Stingy Jan Egeland, that prototypical U.N. bureaucrat, opens his mouth and out come words that prove, again and again, the uselessness of the U.N. to Americans.
Immediately after the impact of the tsunami became apparent, Stingy castigated Americans for their stinginess because they didn't tax their citizens in amounts he thought appropriate and then turn the money over to him so he could spend it as he pleased. After the money sources criticized him he kind of, sort of apologized.
Unable to restrain himself, he opened his mouth again to bite the hands that feed him. He wants all the pledge money and he wants it now or else... Or else he'll tell.
Wow! That will certainly endear the U.N. to the Americans.
Because Stingy probably hasn't learned anything, the U.S. should give him some simple instructions. For starters, the United States should demand that we want guarantees that the monies they turn over to the U.N. are not misspent (remember the oil for food scandal), guarantees that UN personnel will not rape tsunami victims (as they have in Africa), and that he'll push the wealthy Arab nations to kick in more.

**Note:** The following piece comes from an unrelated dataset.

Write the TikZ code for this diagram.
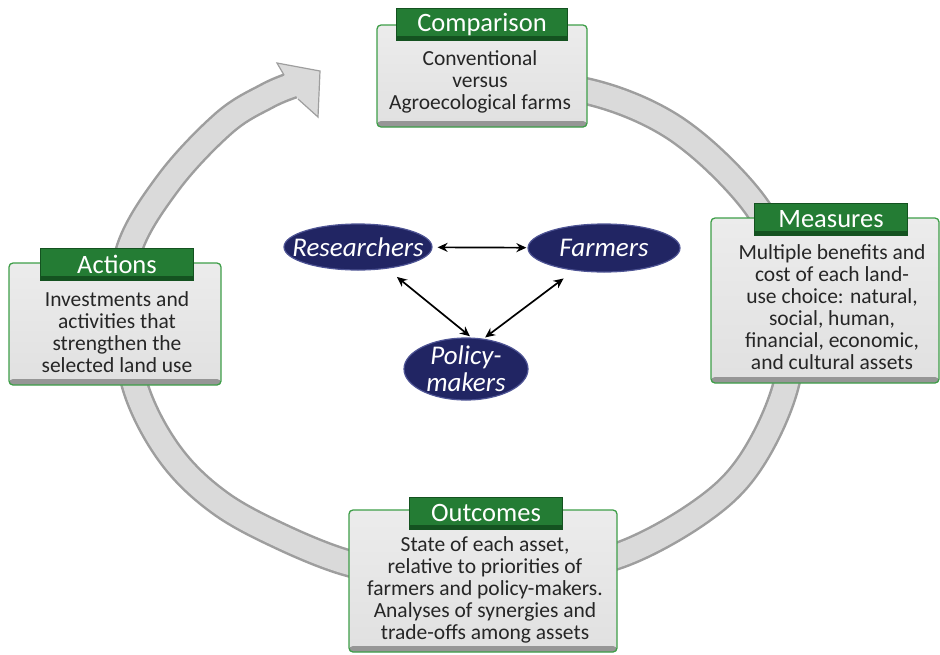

And then they should finish with, "Thank you very much but all is going quite well because we're doing it ourselves and a few other reliable nations, not really with the U.N. As a result the disease and starvation that you predicted and certainly would have happened had the U.N. been in charge, did not occur; corruption is at a minimum and the victims are not being victimized again——all of which also would have happened with the U.N. dominating relief efforts."
Ethel C. Fenig 1 12 05
UN tells donors to speed up delivery on tsunami aid pledges
Donor nations must speed up delivery of aid pledges for the Asian tsunami relief effort and face public shame if they fail to live up to their promises, a top UN official told a key conference.
Jan Egeland, the UN emergency relief coordinator, said that of 3.4 billion dollars of formal aid pledges, only 300 million dollars had been committed so far to projects, programmes and assistance on the ground.
"We need very quickly more signed contracts, more cash, more concrete commitments to help keep this massive effort going in the next six months," he told reporters just before the Geneva conference got underway.